Este racismo que sufren los refugiados también ha afectado a los voluntarios que llegan desde los diferentes países árabes: “Por lo que entendí, cuando los turcos te escuchan hablar árabe creen que eres Sirio, y por eso te tratan mal”, saca como conclusión de su viaje Imad. Según la opinión de Haja, “los turcos están generalizando y creando unos estereotipos que, muchas veces, no son verdad”, y ese es el motivo por el cual ellos también son juzgados. “A mí me duele que a vosotras os traten bien, con nosotros no es lo mismo” nos confesaba cuando le explicamos que a los europeos no nos ocurría el mismo problema, y es que, a pesar de que se nota más la diferencia de cultura, los extranjeros de Europa sí son aceptados, e incluso deseados, en Turquía. A pesar de este inconveniente, muchos de los voluntarios procedentes de otros países árabes aseguran que su experiencia ha sido positiva y que, sin duda, repetirían.
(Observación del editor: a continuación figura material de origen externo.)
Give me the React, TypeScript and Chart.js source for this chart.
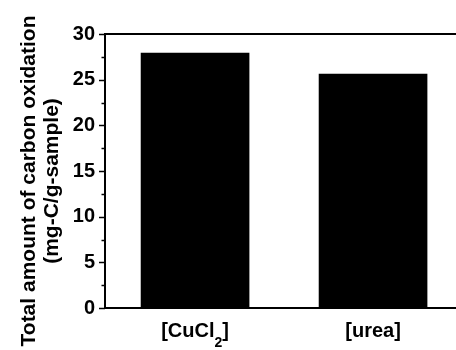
import React, { useEffect, useRef } from "react";
import { Chart, registerables } from "chart.js";

Chart.register(...registerables);

// "_" marks a subscript segment
const categories = [["[CuCl", "_2", "]"], ["[urea]"]];
const categoryPositions = [1, 2];
const values = [27.9, 25.6];
const yTicks = [0, 5, 10, 15, 20, 25, 30];
const yMinorTicks = [2.5, 7.5, 12.5, 17.5, 22.5, 27.5];
const yTitle = ["Total amount of carbon oxidation", "(mg-C/g-sample)"];

const FONT = "'Liberation Sans', Arial, sans-serif";

const framePlugin = {
  id: "frame",
  afterDraw(chart: any) {
    const { ctx, chartArea } = chart;
    const y = chart.scales.y;
    const x = chart.scales.x;
    ctx.save();
    ctx.strokeStyle = "#000";
    ctx.lineWidth = 2;
    ctx.beginPath();
    ctx.moveTo(chartArea.left - 1, chartArea.top);
    ctx.lineTo(chartArea.right, chartArea.top);
    ctx.stroke();
    ctx.lineWidth = 1.5;
    for (const v of yTicks) {
      const p = Math.round(y.getPixelForValue(v)) + 0.5;
      ctx.beginPath();
      ctx.moveTo(chartArea.left - 6, p);
      ctx.lineTo(chartArea.left, p);
      ctx.stroke();
    }
    for (const v of yMinorTicks) {
      const p = Math.round(y.getPixelForValue(v)) + 0.5;
      ctx.beginPath();
      ctx.moveTo(chartArea.left - 3.5, p);
      ctx.lineTo(chartArea.left, p);
      ctx.stroke();
    }
    ctx.fillStyle = "#000";
    // x category labels with subscripts
    const mainFont = `bold 20px ${FONT}`;
    const subFont = `bold 14px ${FONT}`;
    const baseY = chartArea.bottom + 29;
    ctx.textBaseline = "alphabetic";
    ctx.textAlign = "left";
    categories.forEach((parts, i) => {
      const widths = parts.map((p) => {
        const sub = p.startsWith("_");
        ctx.font = sub ? subFont : mainFont;
        return ctx.measureText(sub ? p.slice(1) : p).width;
      });
      const total = widths.reduce((a, b) => a + b, 0);
      let cx = x.getPixelForValue(categoryPositions[i]) - total / 2;
      parts.forEach((p, j) => {
        const sub = p.startsWith("_");
        ctx.font = sub ? subFont : mainFont;
        ctx.fillText(sub ? p.slice(1) : p, cx, sub ? baseY + 10 : baseY);
        cx += widths[j];
      });
    });
    // y-axis title (two lines, rotated)
    const cy = (chartArea.top + chartArea.bottom) / 2 + 10;
    ctx.font = `bold 21px ${FONT}`;
    ctx.textAlign = "center";
    ctx.textBaseline = "middle";
    const xs = [29, 52.5];
    yTitle.forEach((line, i) => {
      ctx.save();
      ctx.translate(xs[i], cy);
      ctx.rotate(-Math.PI / 2);
      ctx.fillText(line, 0, 0);
      ctx.restore();
    });
    ctx.restore();
  },
};

export default function App() {
  const ref = useRef<HTMLCanvasElement | null>(null);
  useEffect(() => {
    document.body.style.margin = "0";
    const chart = new Chart(ref.current as HTMLCanvasElement, {
      type: "bar",
      data: {
        datasets: [
          {
            data: categoryPositions.map((x, i) => ({ x, y: values[i] })),
            backgroundColor: "#000",
            borderWidth: 0,
            barThickness: 108,
          },
        ],
      },
      options: {
        animation: false,
        responsive: false,
        maintainAspectRatio: false,
        layout: { padding: { top: 34, right: 0, bottom: 0, left: 0 } },
        plugins: { legend: { display: false }, tooltip: { enabled: false } },
        scales: {
          x: {
            type: "linear",
            offset: false,
            min: 0.494,
            max: 2.466,
            afterBuildTicks: (s: any) => {
              s.ticks = categoryPositions.map((v) => ({ value: v }));
            },
            afterFit: (s: any) => {
              s.height = 42;
            },
            ticks: { display: false },
            grid: { drawOnChartArea: false, drawTicks: false },
            border: { display: true, color: "#000", width: 2 },
          },
          y: {
            min: 0,
            max: 30,
            afterBuildTicks: (s: any) => {
              s.ticks = yTicks.map((v) => ({ value: v }));
            },
            afterFit: (s: any) => {
              s.width = 105;
            },
            ticks: {
              color: "#000",
              font: { family: FONT, size: 20, weight: "bold" },
              padding: 10,
            },
            grid: { drawOnChartArea: false, drawTicks: false },
            border: { display: true, color: "#000", width: 2 },
          },
        },
      },
      plugins: [framePlugin],
    });
    return () => chart.destroy();
  }, []);
  return <canvas ref={ref} width={456} height={350} style={{ display: "block" }} />;
}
Los que también repetirían o volverían al inicio del verano si se pudiera son los niños. No lo dicen sus palabras, lo dicen sus abrazos y las lágrimas que derramaron el día que se tuvieron que despedir. Tampoco algunos de los voluntarios pudieron contener su tristeza. El final de este proyecto no detiene el curso que los niños van a seguir en sus vidas, sino que les ha acercado un poco más a sus objetivos. “Quiero ser muchas cosas en el futuro: profesor de matemáticas, de inglés, astronauta, youtuber…”, nos contaba ilusionado Ali, que todavía tiene mucho tiempo para decidirlo. Hedil también vuela alto, ella quiere aprender coreano y ser diseñadora de moda, y Asma, por su parte, dice que quiere “ser profesora de colegio y dar clases” como los voluntarios con ella. El futuro es incierto y puede hacer que cambie el rumbo de sus ambiciones. Lo que sí que tienen claro es que ese futuro será en Turquía.